Добавить в цитаты Настройки чтения

Страница 26 из 100

Эта традиция идет от Д.-У. Гриффита. В поисках прототипов многих незаурядных кинематографических образов нередко приходится возвращаться к нему. Он изображал улицу как сферу власти случая в манере, напоминающей люмьеровские съемки многолюдных общественных мест. В одном из его ранних фильмов под достаточно красноречивым названием «Мушкетеры с Пигаллей» большая часть действия происходит в ветхих домах нью-йоркского Ист-Сайда, на улице, кишащей безликими прохожими, в дешевом погребке и в дворике многоквартирного дома городской бедноты, где постоянно слоняются без дела подростки. И, что еще важнее, сам сюжет фильма - он построен вокруг кражи и завершается преследованием вора -порожден этими местами. Там есть все благоприятные условия для преступной деятельности шайки, с которой связан вор; там происходят опасные встречи и собираются разношерстные компании, играющие важную роль в сюжете фильма. Все это Гриффит повторил с еще большим размахом в современной новелле своего фильма «Нетерпимость». Здесь улица выполняет еще одно назначение: она является ареной кровавых столкновений между восставшими рабочими и брошенными против них солдатами (гриффитовские сцены, в которых толпа рабочих рассыпается и на улице остаются лежать трупы их товарищей, затмевают некоторые кадры из русских фильмов об Октябрьской революции).

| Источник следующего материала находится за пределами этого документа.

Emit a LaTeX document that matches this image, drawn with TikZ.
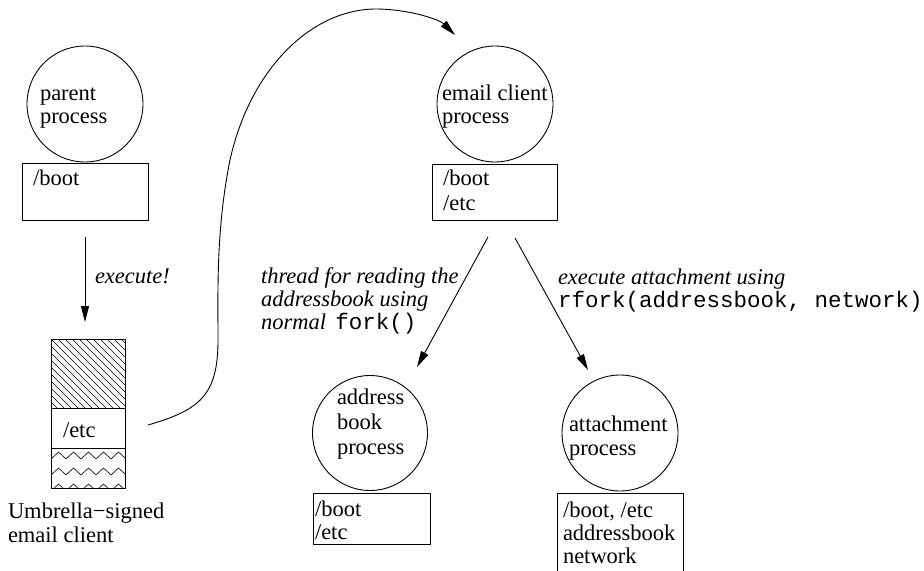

Впрочем, уличные эпизоды в «современной новелле» показывают не только массовые расправы. Эйзенштейн хвалит их за нечто значительно менее яркое - за силу впечатляемости образов случайных прохожих и происшествий, в сущности, неотделимых от улицы. В 1944 году в его памяти сохранился от этих эпизодов только облик одного уличного прохожего. Описав его, Эйзенштейн продолжает: «Своим проходом он прерывает самый патетический момент в разговоре страдающих юноши и девушки. О них я почти ничего не помню, но прохожий, на мгновение мелькнувший в кадре, стоит передо мною как живой, а видел я картину лет двадцать назад!»

«Иногда, - добавляет он, - эти незабываемые люди действительно входили в фильмы Гриффита почти что с улицы: то это бывал маленький актеришка, выраставший в руках Гриффита в звезду, то человек, так никогда вновь и не снявшийся» [ 4 ] .

Кино, подобно фотографии, склонно охватывать практически все материальные явления в пределах камеры. Иначе говоря, оно словно одержимо несбыточным желанием установить непрерывность взаимосвязей физического бытия.

Двадцать четыре часа подряд. Желание это нашло свое крайнее проявление в замысле Фернана Леже, мечтавшего создать фильм-гигант, который запечатлел бы во всех подробностях жизнь мужчины и женщины на протяжении двадцати четырех часов подряд: показал бы, как они работают, молчат, интимничают. Ничто не должно было быть опущено, а сами они не должны были знать о присутствии кинокамеры. «Я думаю,- говорил Леже,- что это была бы настолько ужасная картина, что люди бежали бы в страхе, взывая о помощи, словно они попали в крушение мира» [ 5 ] . Он прав. Такой фильм не только показал бы картину нашей повседневной жизни, но, показывая, он смазал бы ее привычные контуры и выставил бы на обозрение то, что, по нашим традиционным понятиям, скрывается от взоров, то есть ее широко разветвленные корни в грубом бытии. Пожалуй, мы действительно шарахались бы от этих невыносимых сцен, утверждающих связь нашей жизни с природой и требующих признания нас частью того мира, в котором мы живем.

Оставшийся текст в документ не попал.